US wholesale inflation surged to 6 percent in April, marking the highest level since 2022, as escalating fuel and freight costs contributed to a sharp increase in producer prices, according to data from the Bureau of Labor Statistics. This figure represents a significant jump from a 4.3 percent year-on-year rise in March and 3.4 percent in February, prior to the escalation of conflict in the Middle East.

Economists had anticipated a more moderate increase, with projections averaging 4.8 percent, but the actual data underscored the broad impact of rising energy costs on the economy. Fuel prices have risen sharply following the outbreak of conflict linked to President Donald Trump’s actions in Iran, which contributed to supply disruptions and higher shipping expenses.

“The broad-based influence of energy is evident, as nearly every product involves some transportation cost, mostly reliant on diesel,” said Brett Ryan of Deutsche Bank. He suggested that rising energy costs could pose challenges for US consumers during the coming months.

The producer price index (PPI) often serves as an indicator of consumer inflation trends, which has already climbed to a three-year high of 3.8 percent in April. The current PPI level is comparable to the spike seen in December 2022, when the US economy was affected by the energy shock triggered by Russia’s invasion of Ukraine.

A key factor behind the inflationary pressure is the closure of the Strait of Hormuz, a critical maritime chokepoint responsible for about one-fifth of global oil shipments. This disruption has driven crude oil prices higher, with US gasoline prices rising over 50 percent to $4.51 per gallon and diesel prices reaching nearly $5.66 per gallon, approaching record highs.

The inflation data adds to the challenges facing Federal Reserve policymakers ahead of the transition in leadership with Kevin Warsh expected to take over as chair. Susan Collins, president of the Federal Reserve Bank of Boston, acknowledged the possibility of interest rate increases to curb inflation, citing the energy shock as a factor that has dampened economic growth prospects while pushing inflation risks upward.

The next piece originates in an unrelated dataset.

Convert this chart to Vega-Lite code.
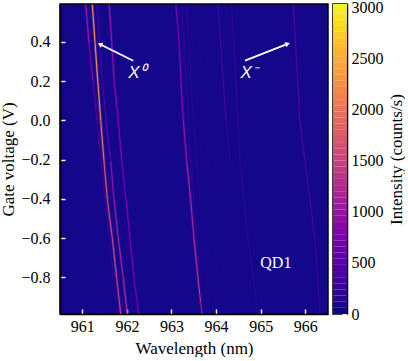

Analysts noted that the ongoing conflict and associated supply constraints are likely to keep upward pressure on prices in the near term. Joseph Brusuelas of consulting firm RSM indicated that inflationary pressures remain “in the pipeline,” suggesting that it may take some time before inflation moderates.

Additional government data released indicated larger-than-expected reductions in crude oil and gasoline inventories last week, reflecting tightening supply conditions. Treasury yields, which often respond to inflation expectations, initially rose following the inflation report— with the 10-year yield reaching 4.5 percent and the 30-year yield hitting 5.06 percent—before retreating to 4.19 percent and 5.05 percent, respectively.